Supercomputer programs require coordinating potentially millions of tasks simultaneously, unlike typical computer programs, in which only a single stream of instructions executes at a time. The multiphysics simulations that run on LLNL’s high performance machines divide models of the physical world into smaller chunks and distribute them across millions of processors. Each processor calculates the behavior of one of these small pieces, frequently sharing its results with the other processors through an ultra-low latency network.
The particular piece of the model being simulated on a given processor may affect its performance, so adaptation is key to many of the numerical algorithms used on high performance computer (HPC) systems, without which many simulations would not be sufficiently accurate or feasible. If the processors do not work efficiently, time in the simulated world slows to a crawl.
LLNL scientists spend many painstaking hours ensuring that simulations can run as fast as possible, and the difficulty of this task is growing as supercomputers become more complex. Porting production codes to new platforms is already time consuming, and today’s turnaround of four to six months may become years on next-generation machines.
Funded through the Department of Energy’s Early Career Research program, computer scientist Todd Gamblin is leading an effort to mitigate this problem with a project designed to accelerate the adaptation of existing scientific simulation codes to perform on next-generation exascale systems. Gamblin’s project leverages machine learning to develop algorithms that can predict the performance of application codes even when they adapt based on their inputs. Rather than requiring scientists or engineers to tune their codes manually with explicit instructions, codes tuned using machine learning could “learn” from past executions.
“There is a desperate need for insightful modeling techniques that can simplify analyzing and tuning HPC applications,” says Gamblin.

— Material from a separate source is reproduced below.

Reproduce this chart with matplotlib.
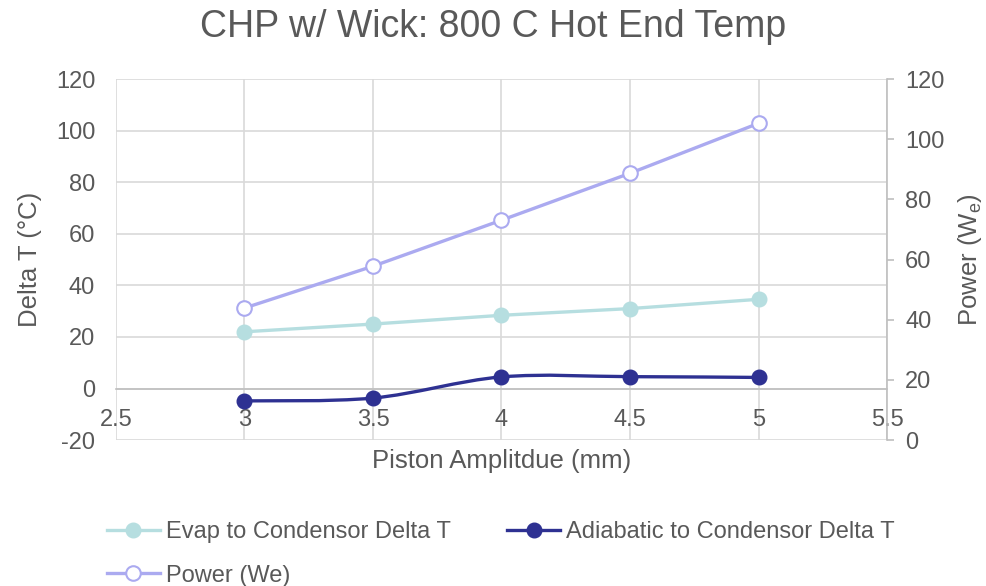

Over the course of the five-year project, which began in 2014, Gamblin and his team will develop statistical models of HPC applications that can represent data-dependent and adaptive code behavior. Such models will help predict the performance of realistic applications and identify where performance problems originate in a system. In addition, the team will develop techniques to reduce the complexity of application models.
“We are treating performance analysis as a data science problem,” says Gamblin. “The ability to accurately measure, analyze, and visualize performance data will allow us to increase throughput of the entire computation center to do more complex science simulations that are important to the Laboratory’s missions.”
The statistical models under development will use both supervised and unsupervised machine-learning techniques to determine performance predictors and better characterize data at run times. Supervised learning methods, which learn from past examples of good performance, will be used to predict the performance of algorithms for single sets of inputs. Unsupervised models, on the other hand, look for structure in large data sets.
“We will use unsupervised learning techniques such as correlation analysis and clustering to identify features that predict data-dependent performance of applications,” says Gamblin. “Combined, these models will be able to predict the performance of full-system, multiscale, adaptive applications.” Additional techniques will be developed for comparing the performance of different codes to one another.
To ensure the team’s methodology—called Modeling for Exascale Applications and Data—will work for full production applications, it will be initially run using proxy apps (smaller, more portable applications that mimic larger codes of interest). As an example, the LULESH proxy app models a very small but computationally intensive part of the Laboratory’s sophisticated ALE3D multiphysics code. While ALE3D uses many physics models that interface with a unified mesh and physics data model, LULESH uses a much-simplified smaller mesh.
“Currently, there is no way to validate proxy apps to production codes and little or no work has been done on modeling the truly dynamic, data-dependent algorithms that dominate the workloads of integrated applications,” says Gamblin. “By using our models to validate proxy applications against codes, we will ensure that proxy apps can be trusted as representative of production code performance.”
Gamblin will receive up to $2.5 million in funding over 5 years for this project. He says, “The idea is for these models to provide simulation developers with insights that allow them to quickly optimize the performance of their code, ensuring that applications can take full advantage of the performance of future exascale machines.”
Work such as this is imperative for LLNL to continue performing the cutting-edge scientific simulations it needs to understand the complex scientific processes that underpin its mission objectives. Thanks to work like Gamblin’s, Livermore will be ready to take scientific exploration to the next step when exascale systems come online.